I read one wine writer’s assertion that the worst of the Oregon pinots is better than the best of the Californian — a gross generalization that I’d never have let my students get away with, knowing as I do that there are perfectly wonderful California pinots, especially ones from the coastal areas. But I myself generally prefer the Oregon pinots to the California ones, the latter often being more fruit-forward, alcoholic, and — to my taste — less elegant.

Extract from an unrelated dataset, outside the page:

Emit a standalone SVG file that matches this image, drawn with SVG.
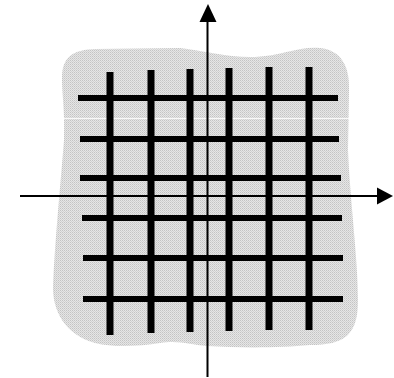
<svg xmlns="http://www.w3.org/2000/svg" width="394" height="378" viewBox="0 0 394 378">
  <defs>
    <pattern id="dots" width="2" height="2" patternUnits="userSpaceOnUse">
      <rect width="2" height="2" fill="#e6e6e6"/>
      <rect x="0" y="0" width="1" height="1" fill="#c4c4c4"/>
      <rect x="1" y="1" width="1" height="1" fill="#d2d2d2"/>
    </pattern>
    <marker id="arrow" viewBox="0 0 10 10" refX="0" refY="5" markerWidth="8" markerHeight="8" markerUnits="userSpaceOnUse" orient="auto">
      <path d="M0,0 L10,5 L0,10 Z" fill="#000"/>
    </marker>
  </defs>
  <style>
    .hbar { stroke: #000; stroke-width: 6; }
    .vbar { stroke: #000; stroke-width: 7; }
    .axis { stroke: #000; stroke-width: 2; fill: none; }
    .head { fill: #000; }
  </style>
  <rect width="394" height="378" fill="#fff"/>
  <g id="region">
    <path d="M62,78 C62,55 75,50 95,49 L180,48 C200,50 230,58 255,57 C280,56 300,46 320,48 C340,50 350,65 349,90 L348,150 C350,200 358,260 358,300 C358,335 345,345 310,345 C280,348 240,348 207,346 C190,345 180,340 160,343 C140,346 115,348 95,343 C65,335 52,310 53,285 C55,240 60,190 64,140 C65,110 62,95 62,78 Z" fill="url(#dots)"/>
    <line x1="63" y1="118.5" x2="349" y2="118.5" stroke="#fff" stroke-width="1" opacity="0.85"/>
  </g>
  <g id="grid">
    <line class="hbar" x1="78" y1="98" x2="338" y2="98"/>
    <line class="hbar" x1="80" y1="139" x2="339" y2="139"/>
    <line class="hbar" x1="80" y1="178" x2="341" y2="178"/>
    <line class="hbar" x1="82" y1="218" x2="342" y2="218"/>
    <line class="hbar" x1="83" y1="258" x2="343" y2="258"/>
    <line class="hbar" x1="83" y1="299" x2="343" y2="299"/>
    <line class="vbar" x1="110" y1="72" x2="110" y2="335"/>
    <line class="vbar" x1="151" y1="70" x2="151" y2="333"/>
    <line class="vbar" x1="190" y1="69" x2="190" y2="332"/>
    <line class="vbar" x1="229" y1="68" x2="229" y2="331"/>
    <line class="vbar" x1="269" y1="67" x2="269" y2="330"/>
    <line class="vbar" x1="309" y1="67" x2="309" y2="330"/>
  </g>
  <g id="axes">
    <line class="axis" x1="207.5" y1="377" x2="207.5" y2="20"/>
    <path class="head" d="M208,4 L216.5,22 L199.5,22 Z"/>
    <line class="axis" x1="20" y1="196" x2="379" y2="196"/>
    <path class="head" d="M393,196 L377,187.5 L377,204.5 Z"/>
  </g>
</svg>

Recently I went to Vini and tried, simultaneously, three very different pinot noirs — one from Chile, one from France, one from Oregon. It was a fun exercise, one I highly recommend. The Chilean pinot was from the carbon-neutral winery Cono Sur. A single vineyard effort, it struck me — in spite of claims to “burgundian style” — as very like my caricature of a California pinot: fruit forward, a bit hot (14.5 percent alcohol), not especially complex. At $24 it was the least expensive of the three and perhaps the most immediately, albeit fleetingly, appealing.

The most expensive was, predictably, from the Willamette Valley — the J.K, Carriere 2010 Vespidae. The Wine Advocate gave it 90 points and an accurate description: with “dark and bitter-edged berry fruit — cassis, blackberry and huckleberry,” it displays “density with refinement of tannin and focus.” I liked it quite a lot and would love to serve it with a mushroom pasta, but its $43 price tag is a definite deterrent.

Besides, I liked the Burgundian pinot, a 2011 Joseph Douhin Cote de Nuit-Villages (no “pinot” on the label) even better. Like the Vespidae, it comes in at a reasonable 13 percent alcohol. With a deep wild cherry aroma and mushroom aroma and taste, it has many layers of earthy loveliness.

Well-known Maison Joseph Drouhir has been making wine for centuries, using organically farmed fruit from low-yield vines in soil and climate especially suited to pinot, and that experience shows here. If you’re in the mood for a wine splurge, have a relaxing afternoon at Vini so you can try this — for just $3.25 — before committing to the $27 bottle.

Yes, good pinot noir is notoriously expensive. When I asked John at Valley Wine Company for a pinot recommendation in the $20 range, he shrugged and said they’d been searching for just such a wine for six months. With no luck. So, if you’re a pinot fan or would like to be, save your pennies. In the meantime, buy a nice grenache.